The court also remarked that if the ordinance becomes an enactment, the petition would turn infructuous since it has challenged the manner of promulgating and re-promulgating the ordinance.

The petition has been moved by Delhi Grameen Samaj, Bharatiya Kisan Union and two other farmers’ groups. It questioned the manner in which the Rajya Sabha was prorogued solely with the view to enable the executive to successively re-issue the ordinance by proroguing it.

The associations alleged the Right to Fair Compensation and Transparency in Land Acquisition, Rehabilitation and Resettlement (Amendment) Ordinance, 2015, promulgated on April 3 was a fraud on the Constitution and sought its quashing.
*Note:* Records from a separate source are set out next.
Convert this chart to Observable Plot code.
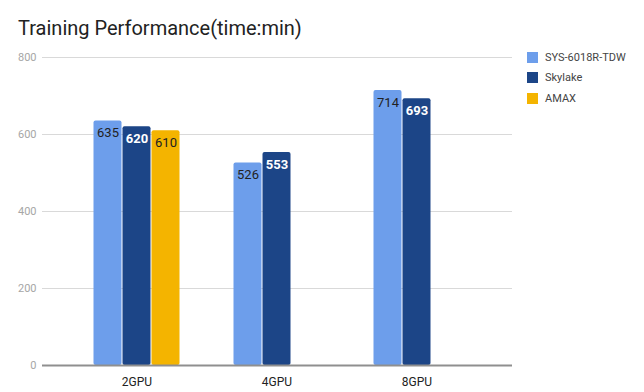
<!DOCTYPE html>
<html>
<head>
<meta charset="utf-8">
<script src="https://cdn.jsdelivr.net/npm/d3@7"></script>
<script src="https://cdn.jsdelivr.net/npm/@observablehq/plot@0.6"></script>
<style>
  html, body { margin: 0; padding: 0; background: #fff; }
  #wrap { position: relative; width: 644px; height: 392px; font-family: Roboto, sans-serif; overflow: hidden; }
  #title { position: absolute; left: 18px; top: 18px; font-size: 20px; line-height: 20px; color: #222; white-space: nowrap; }
  #legend { position: absolute; left: 527px; top: 47px; font-size: 11px; color: #444; }
  .item { display: flex; align-items: center; height: 20.5px; }
  .sw { width: 11px; height: 11px; margin-right: 7px; }
  .layer { position: absolute; left: 0; top: 0; }
</style>
</head>
<body>
<div id="wrap">
  <div id="grid" class="layer"></div>
  <div id="bars" class="layer"></div>
  <div id="base" class="layer"></div>
  <div id="title">Training Performance(time:min)</div>
  <div id="legend"></div>
</div>
<script>
const groups = ["2GPU", "4GPU", "8GPU"];
const seriesNames = ["SYS-6018R-TDW", "Skylake", "AMAX"];
const colors = ["#6d9eeb", "#1c4587", "#f4b400"];
const sysValues = [635, 526, 714];
const skylakeValues = [620, 553, 693];
const amaxValues = [610, null, null];
const yTicks = [0, 200, 400, 600, 800];

const seriesValues = [sysValues, skylakeValues, amaxValues];
const data = [];
seriesNames.forEach((s, si) => {
  groups.forEach((g, gi) => {
    const v = seriesValues[si][gi];
    if (v != null) data.push({group: g, series: s, value: v});
  });
});
const darkSeries = "Skylake";

const common = {
  width: 644,
  height: 392,
  marginLeft: 42,
  marginRight: 132,
  marginTop: 57,
  marginBottom: 27,
  style: {fontFamily: "Roboto, sans-serif", background: "transparent", overflow: "visible"},
  y: {domain: [0, 800], axis: null}
};

// Layer 1: gridlines and y tick labels
const gridPlot = Plot.plot({
  ...common,
  x: {domain: [0, 1], axis: null},
  marks: [
    Plot.ruleY(yTicks.filter(d => d > 0), {stroke: "#d9d9d9", strokeWidth: 1}),
    Plot.axisY(yTicks, {tickSize: 0, tickPadding: 6, fill: "#a6a6a6", fontSize: 11, label: null})
  ]
});
document.getElementById("grid").appendChild(gridPlot);

// Layer 2: bars and value labels
const barPlot = Plot.plot({
  ...common,
  fx: {domain: groups, paddingInner: 0.364, paddingOuter: 0.36, label: null, axis: "bottom", tickSize: 0, tickPadding: 12},
  x: {domain: seriesNames, padding: 0, axis: null},
  color: {domain: seriesNames, range: colors},
  marks: [
    Plot.barY(data, {fx: "group", x: "series", y: "value", fill: "series", insetLeft: 0.5, insetRight: 0.5, rx: 2}),
    Plot.text(data.filter(d => d.series !== darkSeries), {fx: "group", x: "series", y: "value", text: d => String(d.value), dy: 12, fill: "#222", fontSize: 13}),
    Plot.text(data.filter(d => d.series === darkSeries), {fx: "group", x: "series", y: "value", text: d => String(d.value), dy: 12, fill: "#fff", fontSize: 13, fontWeight: "bold"})
  ]
});
barPlot.querySelectorAll('g[aria-label^="fx-axis"] text').forEach(t => { t.setAttribute("fill", "#222"); t.style.fontSize = "12px"; });
document.getElementById("bars").appendChild(barPlot);

// Layer 3: zero baseline on top
const basePlot = Plot.plot({
  ...common,
  x: {domain: [0, 1], axis: null},
  marks: [
    Plot.ruleY([0], {stroke: "#8f8f8f", strokeWidth: 2})
  ]
});
document.getElementById("base").appendChild(basePlot);

const legend = document.getElementById("legend");
seriesNames.forEach((s, i) => {
  const item = document.createElement("div");
  item.className = "item";
  const sw = document.createElement("div");
  sw.className = "sw";
  sw.style.background = colors[i];
  const label = document.createElement("span");
  label.textContent = s;
  item.appendChild(sw);
  item.appendChild(label);
  legend.appendChild(item);
});
</script>
</body>
</html>
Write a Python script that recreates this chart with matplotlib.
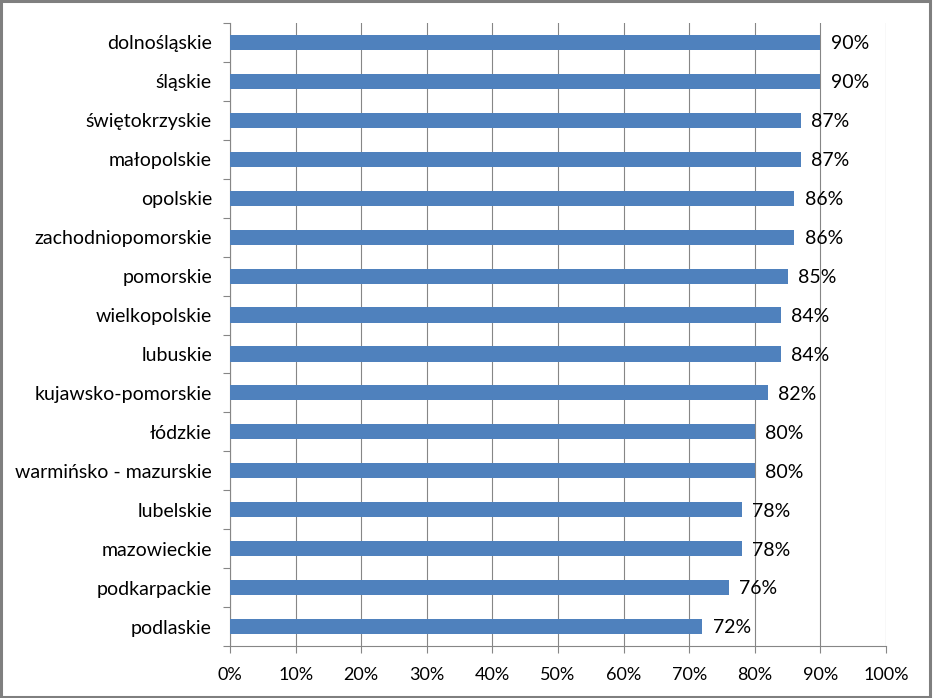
import matplotlib
import matplotlib.pyplot as plt
from matplotlib.patches import Rectangle
from matplotlib.ticker import PercentFormatter, FixedLocator

font = {'family': ['Lato', 'DejaVu Sans'], 'size': 14}
matplotlib.rc('font', **font)

regions = ['dolnośląskie', 'śląskie', 'świętokrzyskie', 'małopolskie', 'opolskie',
           'zachodniopomorskie', 'pomorskie', 'wielkopolskie', 'lubuskie',
           'kujawsko-pomorskie', 'łódzkie', 'warmińsko - mazurskie', 'lubelskie',
           'mazowieckie', 'podkarpackie', 'podlaskie']
values = [90, 90, 87, 87, 86, 86, 85, 84, 84, 82, 80, 80, 78, 78, 76, 72]

barColor = '#4F81BD'
gridColor = '#868686'

f = plt.figure(figsize=(9.33, 6.98), dpi=100)
ax = f.add_axes([230/933, 1-646/698, 656/933, 623/698])

pos = list(range(len(regions)))
ax.barh(pos, values, height=0.39, color=barColor, zorder=3)
for p, v in zip(pos, values):
	ax.annotate('%d%%' % v, (v, p), xytext=(7.5, -1), textcoords='offset points',
	            va='center', ha='left', fontsize=14, zorder=4)

ax.set_xlim(0, 100)
ax.set_ylim(len(regions)-0.5, -0.5)
ax.set_xticks(range(0, 101, 10))
ax.xaxis.set_major_formatter(PercentFormatter(decimals=0))
ax.set_yticks(pos)
ax.set_yticklabels(regions)
ax.yaxis.set_minor_locator(FixedLocator([p-0.5 for p in range(len(regions)+1)]))
ax.tick_params(axis='y', which='major', length=0, pad=13)
ax.tick_params(axis='y', which='minor', length=5, width=0.8, color=gridColor, direction='out')
ax.tick_params(axis='x', length=5, width=0.8, color=gridColor, direction='out', pad=10, labelsize=13)

ax.grid(axis='x', color=gridColor, linewidth=0.8, zorder=0)
for s in ['top', 'right']:
	ax.spines[s].set_visible(False)
for s in ['left', 'bottom']:
	ax.spines[s].set_color(gridColor)
	ax.spines[s].set_linewidth(0.8)

# outer frame of the picture
f.patches.append(Rectangle((0.001, 0.002), 0.996, 0.996, transform=f.transFigure,
                           fill=False, edgecolor='#7F7F7F', linewidth=2.2))

f.savefig('out.png', dpi=100)
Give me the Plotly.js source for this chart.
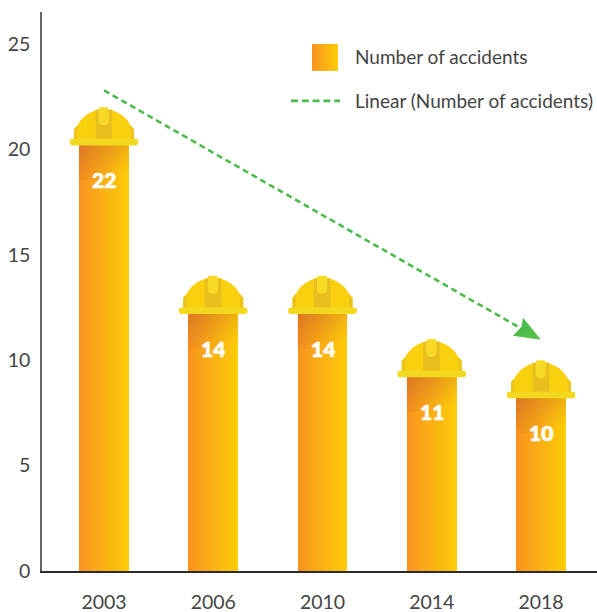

“Merely because it does not have numbers in the Rajya Sabha, the Executive cannot be permitted to continue the law-making exercise by way of an Ordinance. It is submitted that the life and liberty of citizens cannot be regulated by Ordinances and the Executive cannot indirectly arrogate to itself the law-making function of the Legislature,” the petition has stated.

It contended that the NDA government should have introduced a bill on the lines of the ordinance to amend the Land Acquisition Act, 2013, but instead of following the Constitutionally mandated procedure, the government decided not to introduce the amendment in Parliament when it was in session and immediately after the session re-promulgated the ordinance.

This amounted to government violating the constitutional procedures for ordinance promulgation rendering the Executive decision unconstitutional, the plea said.